The main towns that lead the way as the region's main wine DOCs are Lagos, Portimão, Lagoa and Tavira. They do make small quantities of white wine, but the region predominantly produces reds. Traditionally, the wine made here are reds that have a high alcohol content, fruity flavor and full-body.
Vida Nova is a label from a vineyard that is privately owned by famous singer Sir Cliff Richards. Other labels from the region are Monte de Casteleja at Lagos, Barranco Longo at Algos and Quinta dosQuinta dos Correias at Luz de Tavira.
Note that most of the wines here are low in acidity, but full in body and aroma as well as being rich in taste.

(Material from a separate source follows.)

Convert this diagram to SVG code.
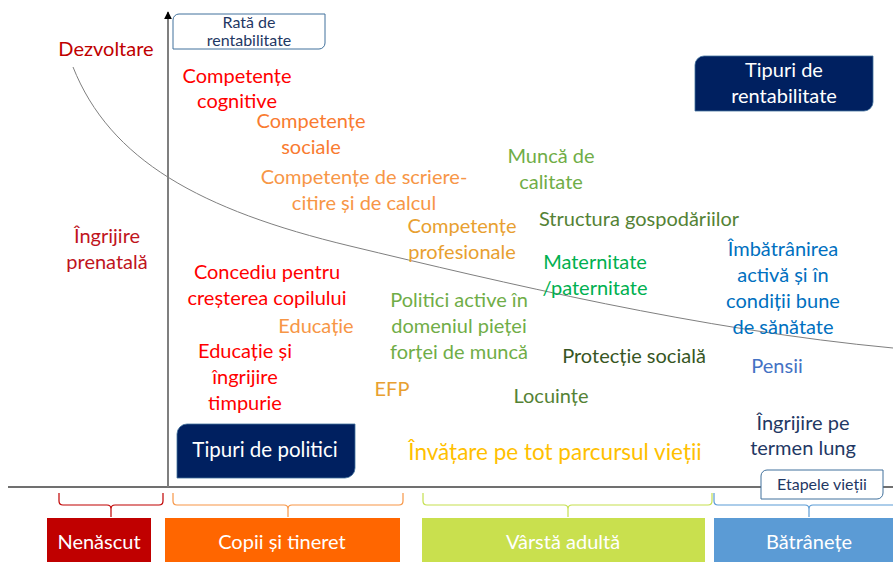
<svg xmlns="http://www.w3.org/2000/svg" width="893" height="562" viewBox="0 0 893 562">
<defs>
<style>
text{font-family:Lato,"Open Sans","Noto Sans",sans-serif;font-size:20px;text-anchor:middle}
.sm{font-size:16px;fill:#1f3864}
.wh{fill:#ffffff}
.navy{fill:#002060}
.brace{fill:none;stroke-width:1.2}
</style>
<marker id="arr" viewBox="0 0 10 10" refX="9" refY="5" markerWidth="8" markerHeight="8" markerUnits="userSpaceOnUse" orient="auto">
<path d="M0,0 L10,5 L0,10 Z" fill="#000"/>
</marker>
</defs>
<rect width="893" height="562" fill="#ffffff"/>
<g id="connectors">
<path d="M73,67 C110,160 200,210 350,246 C500,282 700,330 893,348" fill="none" stroke="#7f7f7f" stroke-width="1"/>
<line x1="8" y1="487" x2="893" y2="487" stroke="#404040" stroke-width="1.5"/>
<line x1="168" y1="487" x2="168" y2="12" stroke="#7f7f7f" stroke-width="2" marker-end="url(#arr)"/>
<path class="brace" stroke="#c00000" d="M59,493 V501 Q59,505 63,505 H107 Q111,505 111,509 V517 M111,509 Q111,505 115,505 H159 Q163,505 163,501 V493"/>
<path class="brace" stroke="#f79646" d="M173,493 V501 Q173,505 177,505 H284 Q288,505 288,509 V517 M288,509 Q288,505 292,505 H399 Q403,505 403,501 V493"/>
<path class="brace" stroke="#c5e04f" d="M423,493 V501 Q423,505 427,505 H564 Q568,505 568,509 V517 M568,509 Q568,505 572,505 H708 Q712,505 712,501 V493"/>
<path class="brace" stroke="#5b9bd5" d="M714,493 V501 Q714,505 718,505 H805 Q809,505 809,509 V517 M809,509 Q809,505 813,505 H900 Q904,505 904,501 V493"/>
</g>
<g id="rata">
<path d="M173,20 A6,6 0 0 1 179,14 H325 V43 A6,6 0 0 1 319,49 H173 Z" fill="#ffffff" stroke="#41719c" stroke-width="1"/>
<text class="sm" x="249" y="28">Rată de</text>
<text class="sm" x="249" y="46">rentabilitate</text>
</g>
<g id="tipuri-rentabilitate">
<path d="M695,65 A9,9 0 0 1 704,56 H873 V102 A9,9 0 0 1 864,111 H695 Z" class="navy" stroke="#41719c" stroke-width="0.8"/>
<text class="wh" x="784" y="77">Tipuri de</text>
<text class="wh" x="784" y="103">rentabilitate</text>
</g>
<g id="tipuri-politici">
<path d="M177,434 A10,10 0 0 1 187,424 H355 V468 A10,10 0 0 1 345,478 H177 Z" class="navy" stroke="#41719c" stroke-width="0.8"/>
<text class="wh" x="265" y="457" style="font-size:20.5px">Tipuri de politici</text>
</g>
<g id="etapele">
<path d="M761,476 A6,6 0 0 1 767,470 H883 V493 A6,6 0 0 1 877,499 H761 Z" fill="#ffffff" stroke="#41719c" stroke-width="1"/>
<text class="sm" x="822" y="490">Etapele vieții</text>
</g>
<g id="dezvoltare"><text x="106" y="56" fill="#c00000">Dezvoltare</text></g>
<g id="prenatala"><text x="107" y="243" fill="#c0141c">Îngrijire</text><text x="107" y="269" fill="#c0141c">prenatală</text></g>
<g id="cognitive"><text x="237" y="83" fill="#ff0000">Competențe</text><text x="237" y="108" fill="#ff0000">cognitive</text></g>
<g id="sociale"><text x="311" y="128" fill="#f97b30">Competențe</text><text x="311" y="154" fill="#f97b30">sociale</text></g>
<g id="scriere"><text x="364" y="184" fill="#f79646">Competențe de scriere-</text><text x="364" y="210" fill="#f79646">citire și de calcul</text></g>
<g id="profesionale"><text x="462" y="233" fill="#e8a030">Competențe</text><text x="462" y="259" fill="#e8a030">profesionale</text></g>
<g id="munca"><text x="551" y="163" fill="#70ad47">Muncă de</text><text x="551" y="189" fill="#70ad47">calitate</text></g>
<g id="structura"><text x="639" y="226" fill="#548235">Structura gospodăriilor</text></g>
<g id="maternitate"><text x="595" y="269" fill="#00b050">Maternitate</text><text x="595" y="295" fill="#00b050">/paternitate</text></g>
<g id="imbatranire"><text x="783" y="256" fill="#0070c0">Îmbătrânirea</text><text x="783" y="282" fill="#0070c0">activă și în</text><text x="783" y="308" fill="#0070c0">condiții bune</text><text x="783" y="334" fill="#0070c0">de sănătate</text></g>
<g id="concediu"><text x="267" y="279" fill="#ff0000">Concediu pentru</text><text x="267" y="305" fill="#ff0000">creșterea copilului</text></g>
<g id="educatie"><text x="316" y="333" fill="#f79646">Educație</text></g>
<g id="educatie-timpurie"><text x="245" y="358" fill="#ff0000">Educație și</text><text x="245" y="384" fill="#ff0000">îngrijire</text><text x="245" y="410" fill="#ff0000">timpurie</text></g>
<g id="politici-active"><text x="459" y="307" fill="#70ad47">Politici active în</text><text x="459" y="333" fill="#70ad47">domeniul pieței</text><text x="459" y="359" fill="#70ad47">forței de muncă</text></g>
<g id="protectie"><text x="634" y="363" fill="#375623">Protecție socială</text></g>
<g id="pensii"><text x="777" y="373" fill="#4472c4">Pensii</text></g>
<g id="efp"><text x="392" y="396" fill="#e8a030">EFP</text></g>
<g id="locuinte"><text x="551" y="403" fill="#548235">Locuințe</text></g>
<g id="invatare"><text x="555" y="460" fill="#ffc000" style="font-size:22.5px">Învățare pe tot parcursul vieții</text></g>
<g id="ingrijire-lung"><text x="803" y="430" fill="#1f3864">Îngrijire pe</text><text x="803" y="455" fill="#1f3864">termen lung</text></g>
<g id="nenascut"><rect x="47" y="518" width="104" height="50" fill="#c00000"/><text class="wh" x="99" y="549">Nenăscut</text></g>
<g id="copii"><rect x="165" y="518" width="235" height="50" fill="#ff6600"/><text class="wh" x="282" y="549">Copii și tineret</text></g>
<g id="adulta"><rect x="422" y="518" width="283" height="50" fill="#c9e04e"/><text class="wh" x="563" y="549">Vârstă adultă</text></g>
<g id="batranete"><rect x="714" y="518" width="185" height="50" fill="#5b9bd5"/><text class="wh" x="809" y="549">Bătrânețe</text></g>
</svg>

The beautiful island of Madeira is famous for wines that can be kept for a good amount of time. The island is out on the Atlantic, south of Portugal and has beautiful landscapes for your visual pleasure, such as the Laurel Forest in Madeira, which is classified as a UNESCO heritage site. Madeira also enjoys mild temperatures all year around
There is a variety of wines available from Madeira, whether you like it dry or sweet you will surely be able to find one to suit your preference. The vines here grow in deep valleys and steep slopes on volcanic soils that are rich in organic matter.
The grapes are high in acidity, that is a distinguishing feature of Madeira wines. There is a small variety of grapes here known as the ‘noble' varieties. It includes Sercial, Verdelho, Boal, Malvasia (sometimes called Malmsey) and the rarer Terrantez, and they are all white.
Tinta Negra is a variety that is planted in 80% vineyards in Madeira and s used to be made into all four traditional sweetness - dry, medium-dry, medium-sweet and sweet.
Madeira is also a very popular area for tourists, especially during new year celebrations. They were awarded a Guinness world record for largest fireworks display in the world in 2006/07. The island is also listed as one of our most underrated spots to celebrate the new year!